Exercise brief = From the listing below, output the lines between the one with "Write a Python" and the one with "err_hpac = [3, 2.8, 4, 1.2]", including those two, and nothing else. Pictures are not copied.
***** Listed entries *****
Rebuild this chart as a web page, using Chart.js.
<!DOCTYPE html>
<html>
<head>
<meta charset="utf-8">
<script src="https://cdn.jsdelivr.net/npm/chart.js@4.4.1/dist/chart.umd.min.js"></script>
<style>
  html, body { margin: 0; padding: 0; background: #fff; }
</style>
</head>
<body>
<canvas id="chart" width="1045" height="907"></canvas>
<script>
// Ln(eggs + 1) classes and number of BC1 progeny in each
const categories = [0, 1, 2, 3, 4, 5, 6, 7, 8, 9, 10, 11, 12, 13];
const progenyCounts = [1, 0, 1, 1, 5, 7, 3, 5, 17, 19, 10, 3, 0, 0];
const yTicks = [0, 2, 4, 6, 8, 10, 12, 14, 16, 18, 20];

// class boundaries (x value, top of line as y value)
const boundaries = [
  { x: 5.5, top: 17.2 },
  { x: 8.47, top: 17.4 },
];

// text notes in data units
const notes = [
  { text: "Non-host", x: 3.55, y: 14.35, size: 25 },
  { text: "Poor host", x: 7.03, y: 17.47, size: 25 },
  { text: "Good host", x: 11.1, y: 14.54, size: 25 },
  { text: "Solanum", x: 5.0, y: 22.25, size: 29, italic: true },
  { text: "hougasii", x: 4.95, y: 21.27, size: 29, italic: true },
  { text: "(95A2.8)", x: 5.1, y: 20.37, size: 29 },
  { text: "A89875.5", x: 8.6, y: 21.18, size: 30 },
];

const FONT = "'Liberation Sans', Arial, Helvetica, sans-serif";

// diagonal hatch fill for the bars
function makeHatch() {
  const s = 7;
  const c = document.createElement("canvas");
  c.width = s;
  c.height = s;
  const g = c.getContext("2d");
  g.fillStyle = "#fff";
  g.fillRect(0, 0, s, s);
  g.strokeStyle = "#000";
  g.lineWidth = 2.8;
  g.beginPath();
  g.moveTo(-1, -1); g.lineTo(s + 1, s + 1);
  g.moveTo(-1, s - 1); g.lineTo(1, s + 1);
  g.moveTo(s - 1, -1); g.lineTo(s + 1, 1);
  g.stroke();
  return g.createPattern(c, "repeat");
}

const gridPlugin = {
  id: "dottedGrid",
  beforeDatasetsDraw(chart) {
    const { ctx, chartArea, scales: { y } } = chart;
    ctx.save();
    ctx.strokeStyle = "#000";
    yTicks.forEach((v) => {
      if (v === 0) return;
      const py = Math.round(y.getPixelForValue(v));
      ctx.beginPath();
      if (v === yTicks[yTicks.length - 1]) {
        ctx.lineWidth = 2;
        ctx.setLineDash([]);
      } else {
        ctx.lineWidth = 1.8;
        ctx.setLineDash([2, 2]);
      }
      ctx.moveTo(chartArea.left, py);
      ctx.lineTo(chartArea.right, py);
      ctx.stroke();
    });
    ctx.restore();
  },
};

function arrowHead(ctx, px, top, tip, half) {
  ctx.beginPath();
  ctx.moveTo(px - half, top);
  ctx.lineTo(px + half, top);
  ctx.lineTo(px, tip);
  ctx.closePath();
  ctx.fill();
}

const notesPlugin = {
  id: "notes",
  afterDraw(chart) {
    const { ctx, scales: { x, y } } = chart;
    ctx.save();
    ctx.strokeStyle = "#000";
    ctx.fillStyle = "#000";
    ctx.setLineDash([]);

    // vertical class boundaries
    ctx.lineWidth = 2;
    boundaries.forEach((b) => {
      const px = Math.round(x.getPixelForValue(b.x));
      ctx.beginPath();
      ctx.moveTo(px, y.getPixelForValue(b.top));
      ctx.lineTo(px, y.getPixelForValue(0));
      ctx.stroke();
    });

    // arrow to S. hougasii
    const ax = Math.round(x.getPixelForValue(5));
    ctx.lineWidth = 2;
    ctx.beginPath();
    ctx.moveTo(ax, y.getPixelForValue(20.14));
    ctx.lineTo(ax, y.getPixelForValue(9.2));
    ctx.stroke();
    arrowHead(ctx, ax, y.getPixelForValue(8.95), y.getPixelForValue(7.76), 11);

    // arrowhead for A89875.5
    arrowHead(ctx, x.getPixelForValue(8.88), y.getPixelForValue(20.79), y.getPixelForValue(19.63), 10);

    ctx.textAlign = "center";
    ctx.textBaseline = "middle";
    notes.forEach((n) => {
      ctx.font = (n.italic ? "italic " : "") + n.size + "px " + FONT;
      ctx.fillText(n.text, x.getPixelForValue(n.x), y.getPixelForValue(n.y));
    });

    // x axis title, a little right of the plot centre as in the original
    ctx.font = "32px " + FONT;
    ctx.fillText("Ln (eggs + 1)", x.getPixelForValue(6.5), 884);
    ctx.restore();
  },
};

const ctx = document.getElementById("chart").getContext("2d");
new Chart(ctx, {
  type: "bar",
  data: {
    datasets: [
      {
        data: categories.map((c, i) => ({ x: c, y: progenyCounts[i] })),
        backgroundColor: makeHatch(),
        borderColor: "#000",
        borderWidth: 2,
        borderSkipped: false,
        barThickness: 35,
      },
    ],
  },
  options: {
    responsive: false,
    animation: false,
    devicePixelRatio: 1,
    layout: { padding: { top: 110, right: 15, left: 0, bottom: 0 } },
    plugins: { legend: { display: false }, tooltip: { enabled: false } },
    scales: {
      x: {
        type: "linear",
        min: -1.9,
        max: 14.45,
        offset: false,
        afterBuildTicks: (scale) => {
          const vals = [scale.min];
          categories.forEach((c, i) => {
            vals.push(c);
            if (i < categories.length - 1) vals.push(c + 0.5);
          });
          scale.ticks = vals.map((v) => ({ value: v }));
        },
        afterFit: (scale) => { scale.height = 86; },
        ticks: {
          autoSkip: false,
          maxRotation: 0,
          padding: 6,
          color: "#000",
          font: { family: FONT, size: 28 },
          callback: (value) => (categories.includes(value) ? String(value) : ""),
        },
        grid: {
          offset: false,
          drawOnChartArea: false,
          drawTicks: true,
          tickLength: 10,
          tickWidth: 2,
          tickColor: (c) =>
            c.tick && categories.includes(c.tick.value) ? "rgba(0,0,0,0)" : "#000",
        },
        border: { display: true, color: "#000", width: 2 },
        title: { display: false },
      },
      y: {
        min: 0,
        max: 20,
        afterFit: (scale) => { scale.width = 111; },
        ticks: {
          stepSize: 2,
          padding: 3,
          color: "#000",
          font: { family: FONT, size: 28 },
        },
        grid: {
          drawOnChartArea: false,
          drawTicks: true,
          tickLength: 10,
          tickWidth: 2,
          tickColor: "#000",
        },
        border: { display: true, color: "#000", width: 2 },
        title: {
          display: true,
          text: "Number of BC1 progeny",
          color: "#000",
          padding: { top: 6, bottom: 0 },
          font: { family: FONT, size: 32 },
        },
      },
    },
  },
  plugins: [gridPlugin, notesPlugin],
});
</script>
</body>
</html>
*****
***** Listed entries *****
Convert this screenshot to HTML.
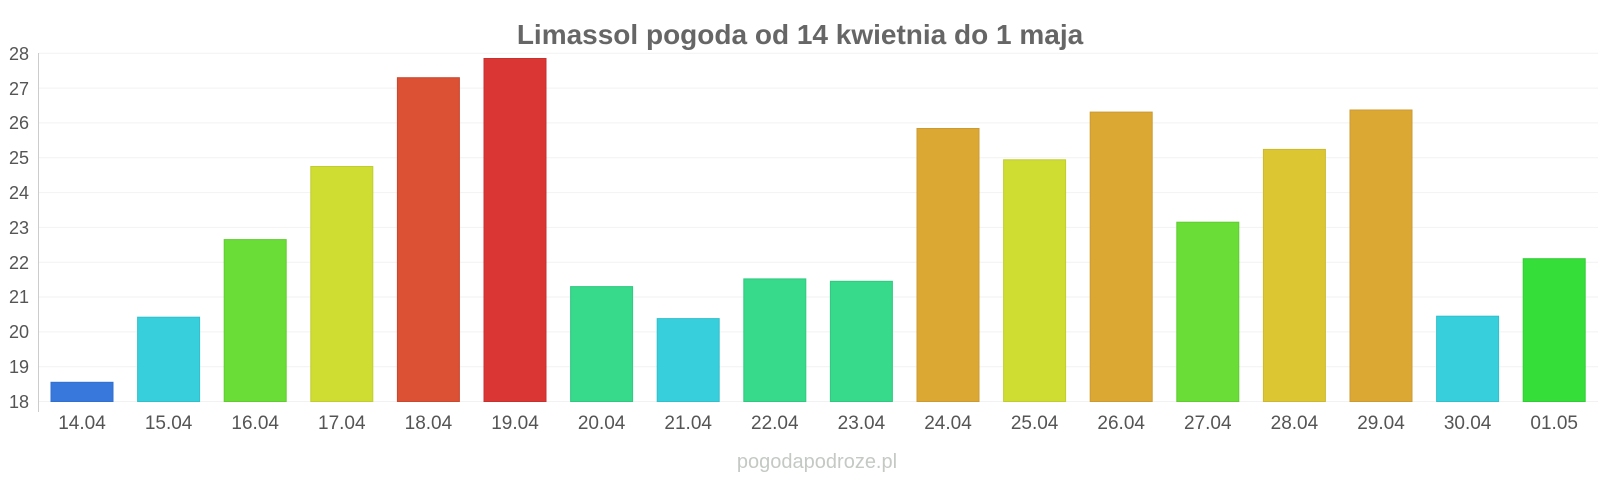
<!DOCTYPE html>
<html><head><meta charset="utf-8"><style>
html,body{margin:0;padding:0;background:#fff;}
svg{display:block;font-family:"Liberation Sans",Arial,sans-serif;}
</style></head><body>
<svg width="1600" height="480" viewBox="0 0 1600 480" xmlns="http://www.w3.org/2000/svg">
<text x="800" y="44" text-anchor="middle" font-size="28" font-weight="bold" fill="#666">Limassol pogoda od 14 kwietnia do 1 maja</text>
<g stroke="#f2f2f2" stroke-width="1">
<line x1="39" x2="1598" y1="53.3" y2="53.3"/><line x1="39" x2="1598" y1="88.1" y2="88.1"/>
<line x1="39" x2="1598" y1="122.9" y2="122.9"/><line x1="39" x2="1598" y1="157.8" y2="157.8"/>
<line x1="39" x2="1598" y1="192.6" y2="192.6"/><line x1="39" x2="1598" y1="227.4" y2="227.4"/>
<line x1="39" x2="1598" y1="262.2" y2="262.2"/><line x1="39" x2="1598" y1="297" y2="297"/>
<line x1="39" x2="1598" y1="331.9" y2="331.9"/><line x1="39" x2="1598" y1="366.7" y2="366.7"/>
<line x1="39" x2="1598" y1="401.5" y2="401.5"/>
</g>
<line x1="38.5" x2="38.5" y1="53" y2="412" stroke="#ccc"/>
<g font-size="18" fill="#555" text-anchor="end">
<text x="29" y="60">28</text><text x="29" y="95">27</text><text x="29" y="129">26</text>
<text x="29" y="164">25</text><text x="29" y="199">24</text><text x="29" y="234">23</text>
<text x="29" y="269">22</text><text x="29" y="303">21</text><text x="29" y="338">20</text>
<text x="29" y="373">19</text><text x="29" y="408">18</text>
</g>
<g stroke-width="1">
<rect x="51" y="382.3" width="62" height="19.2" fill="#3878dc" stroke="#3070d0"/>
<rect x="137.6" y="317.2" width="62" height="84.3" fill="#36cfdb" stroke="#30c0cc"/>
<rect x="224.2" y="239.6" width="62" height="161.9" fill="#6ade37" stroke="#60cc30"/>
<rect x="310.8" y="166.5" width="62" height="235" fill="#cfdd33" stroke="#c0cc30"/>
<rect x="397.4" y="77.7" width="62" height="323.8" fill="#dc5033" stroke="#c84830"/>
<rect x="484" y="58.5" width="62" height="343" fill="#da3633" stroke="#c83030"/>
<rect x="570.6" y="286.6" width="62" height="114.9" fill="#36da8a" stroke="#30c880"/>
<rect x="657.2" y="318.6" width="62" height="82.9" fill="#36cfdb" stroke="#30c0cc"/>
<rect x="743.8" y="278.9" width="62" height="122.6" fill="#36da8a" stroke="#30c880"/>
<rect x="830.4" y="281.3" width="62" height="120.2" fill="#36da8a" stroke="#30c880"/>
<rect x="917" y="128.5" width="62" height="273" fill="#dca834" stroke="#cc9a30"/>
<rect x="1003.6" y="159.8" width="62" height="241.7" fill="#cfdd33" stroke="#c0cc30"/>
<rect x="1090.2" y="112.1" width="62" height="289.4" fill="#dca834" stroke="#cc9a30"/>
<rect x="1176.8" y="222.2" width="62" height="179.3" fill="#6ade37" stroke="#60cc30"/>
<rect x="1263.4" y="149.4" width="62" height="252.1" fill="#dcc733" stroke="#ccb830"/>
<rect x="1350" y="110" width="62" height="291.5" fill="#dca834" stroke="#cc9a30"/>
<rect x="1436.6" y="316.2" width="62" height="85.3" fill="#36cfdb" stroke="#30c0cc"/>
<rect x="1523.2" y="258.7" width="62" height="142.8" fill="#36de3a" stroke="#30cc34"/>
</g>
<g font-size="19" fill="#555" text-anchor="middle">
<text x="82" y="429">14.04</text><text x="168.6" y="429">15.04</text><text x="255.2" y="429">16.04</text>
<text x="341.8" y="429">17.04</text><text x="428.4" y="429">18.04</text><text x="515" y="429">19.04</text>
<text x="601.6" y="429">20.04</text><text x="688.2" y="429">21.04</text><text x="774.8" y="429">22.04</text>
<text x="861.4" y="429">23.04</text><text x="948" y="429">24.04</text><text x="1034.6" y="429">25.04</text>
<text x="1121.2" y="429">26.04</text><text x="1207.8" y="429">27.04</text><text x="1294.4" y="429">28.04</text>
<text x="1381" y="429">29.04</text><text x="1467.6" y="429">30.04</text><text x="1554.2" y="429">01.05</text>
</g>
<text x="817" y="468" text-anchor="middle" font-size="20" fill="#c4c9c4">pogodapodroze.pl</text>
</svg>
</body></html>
*****
***** Listed entries *****
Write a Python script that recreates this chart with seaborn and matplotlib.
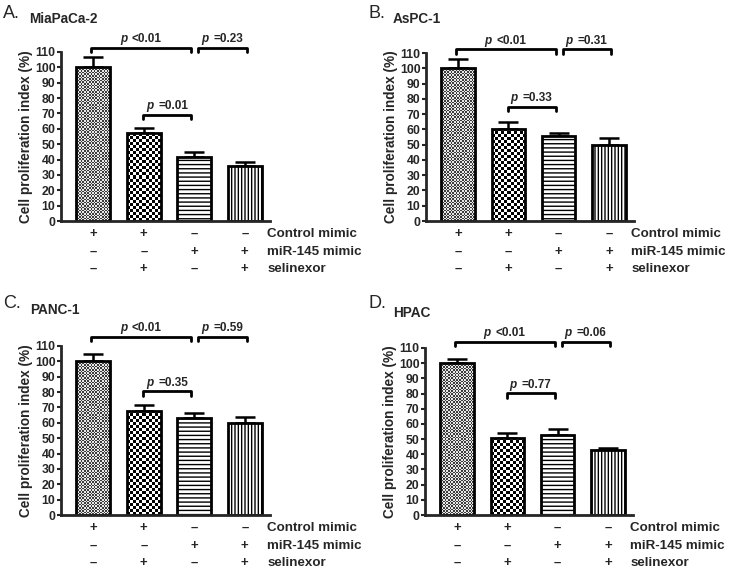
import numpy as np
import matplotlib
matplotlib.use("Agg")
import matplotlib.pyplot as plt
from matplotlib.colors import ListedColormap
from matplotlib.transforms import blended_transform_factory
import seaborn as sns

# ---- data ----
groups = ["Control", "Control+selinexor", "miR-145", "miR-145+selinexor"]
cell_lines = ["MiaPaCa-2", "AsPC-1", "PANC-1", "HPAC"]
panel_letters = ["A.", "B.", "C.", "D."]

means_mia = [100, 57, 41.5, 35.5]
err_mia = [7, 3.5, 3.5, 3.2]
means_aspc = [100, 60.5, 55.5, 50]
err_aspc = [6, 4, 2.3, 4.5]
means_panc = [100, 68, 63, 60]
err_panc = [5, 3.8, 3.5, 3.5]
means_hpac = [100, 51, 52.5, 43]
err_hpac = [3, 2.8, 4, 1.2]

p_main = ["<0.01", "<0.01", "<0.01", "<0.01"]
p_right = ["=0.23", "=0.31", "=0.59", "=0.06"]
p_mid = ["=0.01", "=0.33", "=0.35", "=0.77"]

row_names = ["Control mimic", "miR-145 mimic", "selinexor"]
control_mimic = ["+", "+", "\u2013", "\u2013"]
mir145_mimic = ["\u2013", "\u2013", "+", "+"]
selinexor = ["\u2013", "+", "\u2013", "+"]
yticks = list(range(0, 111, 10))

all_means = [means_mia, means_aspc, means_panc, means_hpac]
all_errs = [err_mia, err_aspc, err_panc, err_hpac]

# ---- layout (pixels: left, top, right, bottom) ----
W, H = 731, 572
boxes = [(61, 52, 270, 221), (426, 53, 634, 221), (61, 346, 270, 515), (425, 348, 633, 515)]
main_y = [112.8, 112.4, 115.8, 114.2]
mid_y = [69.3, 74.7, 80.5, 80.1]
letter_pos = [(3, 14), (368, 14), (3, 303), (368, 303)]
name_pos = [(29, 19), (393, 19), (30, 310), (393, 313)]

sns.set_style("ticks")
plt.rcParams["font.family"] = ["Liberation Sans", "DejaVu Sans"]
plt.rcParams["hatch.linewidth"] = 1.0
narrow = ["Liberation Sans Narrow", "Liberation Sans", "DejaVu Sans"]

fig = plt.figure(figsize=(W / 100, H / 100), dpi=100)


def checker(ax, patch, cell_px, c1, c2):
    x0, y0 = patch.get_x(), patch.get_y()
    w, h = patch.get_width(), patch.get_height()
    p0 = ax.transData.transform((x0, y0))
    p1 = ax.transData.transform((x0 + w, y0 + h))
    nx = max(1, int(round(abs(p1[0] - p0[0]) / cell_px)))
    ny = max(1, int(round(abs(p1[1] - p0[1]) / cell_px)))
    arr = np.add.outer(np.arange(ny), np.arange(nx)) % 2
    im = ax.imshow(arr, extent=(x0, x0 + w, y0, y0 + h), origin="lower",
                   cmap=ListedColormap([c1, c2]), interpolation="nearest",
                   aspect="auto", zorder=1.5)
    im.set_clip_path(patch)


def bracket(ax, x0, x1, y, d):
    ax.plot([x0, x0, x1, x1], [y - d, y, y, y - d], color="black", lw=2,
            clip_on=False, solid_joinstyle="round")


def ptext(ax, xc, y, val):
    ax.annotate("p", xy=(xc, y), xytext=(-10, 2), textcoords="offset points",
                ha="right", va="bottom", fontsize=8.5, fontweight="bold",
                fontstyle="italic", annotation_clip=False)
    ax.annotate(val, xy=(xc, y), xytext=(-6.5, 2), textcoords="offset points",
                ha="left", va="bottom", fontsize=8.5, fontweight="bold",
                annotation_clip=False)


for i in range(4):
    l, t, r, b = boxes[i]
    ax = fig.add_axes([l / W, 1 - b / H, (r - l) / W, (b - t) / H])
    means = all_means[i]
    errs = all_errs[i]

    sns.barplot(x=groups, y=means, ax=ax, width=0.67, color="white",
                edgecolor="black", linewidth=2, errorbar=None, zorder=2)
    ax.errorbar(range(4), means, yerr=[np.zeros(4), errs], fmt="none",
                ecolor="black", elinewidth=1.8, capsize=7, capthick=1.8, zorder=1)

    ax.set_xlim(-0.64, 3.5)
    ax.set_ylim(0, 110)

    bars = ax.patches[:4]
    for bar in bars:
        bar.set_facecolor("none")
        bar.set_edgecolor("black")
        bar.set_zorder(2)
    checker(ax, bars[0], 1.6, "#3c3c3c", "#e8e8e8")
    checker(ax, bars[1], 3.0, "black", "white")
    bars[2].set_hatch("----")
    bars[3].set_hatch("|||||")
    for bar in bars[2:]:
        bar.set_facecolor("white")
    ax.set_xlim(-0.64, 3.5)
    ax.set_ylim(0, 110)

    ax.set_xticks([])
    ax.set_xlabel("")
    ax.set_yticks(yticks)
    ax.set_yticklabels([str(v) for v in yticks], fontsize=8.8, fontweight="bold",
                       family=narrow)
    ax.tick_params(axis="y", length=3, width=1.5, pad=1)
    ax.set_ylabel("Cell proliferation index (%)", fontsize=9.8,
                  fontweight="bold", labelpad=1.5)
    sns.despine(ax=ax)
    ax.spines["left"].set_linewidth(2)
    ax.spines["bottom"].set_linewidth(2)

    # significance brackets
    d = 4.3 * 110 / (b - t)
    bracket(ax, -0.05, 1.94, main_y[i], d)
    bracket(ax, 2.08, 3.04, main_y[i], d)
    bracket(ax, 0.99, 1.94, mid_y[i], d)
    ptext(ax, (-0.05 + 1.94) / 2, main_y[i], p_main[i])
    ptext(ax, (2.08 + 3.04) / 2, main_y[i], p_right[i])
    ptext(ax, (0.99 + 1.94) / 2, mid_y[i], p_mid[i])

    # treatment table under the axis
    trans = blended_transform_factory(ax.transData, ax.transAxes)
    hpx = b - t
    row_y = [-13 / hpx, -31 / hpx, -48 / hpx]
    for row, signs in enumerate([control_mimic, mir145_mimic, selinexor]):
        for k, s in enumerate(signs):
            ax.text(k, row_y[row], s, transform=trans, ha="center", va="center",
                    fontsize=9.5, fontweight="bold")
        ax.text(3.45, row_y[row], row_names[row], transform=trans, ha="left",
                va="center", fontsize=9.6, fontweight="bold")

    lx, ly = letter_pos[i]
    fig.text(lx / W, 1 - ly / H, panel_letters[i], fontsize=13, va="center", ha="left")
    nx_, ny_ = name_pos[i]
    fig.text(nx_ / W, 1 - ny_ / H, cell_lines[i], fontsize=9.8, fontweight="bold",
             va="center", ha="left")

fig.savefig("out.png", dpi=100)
*****
Reply =
Write a Python script that recreates this chart with seaborn and matplotlib.
import numpy as np
import matplotlib
matplotlib.use("Agg")
import matplotlib.pyplot as plt
from matplotlib.colors import ListedColormap
from matplotlib.transforms import blended_transform_factory
import seaborn as sns

# ---- data ----
groups = ["Control", "Control+selinexor", "miR-145", "miR-145+selinexor"]
cell_lines = ["MiaPaCa-2", "AsPC-1", "PANC-1", "HPAC"]
panel_letters = ["A.", "B.", "C.", "D."]

means_mia = [100, 57, 41.5, 35.5]
err_mia = [7, 3.5, 3.5, 3.2]
means_aspc = [100, 60.5, 55.5, 50]
err_aspc = [6, 4, 2.3, 4.5]
means_panc = [100, 68, 63, 60]
err_panc = [5, 3.8, 3.5, 3.5]
means_hpac = [100, 51, 52.5, 43]
err_hpac = [3, 2.8, 4, 1.2]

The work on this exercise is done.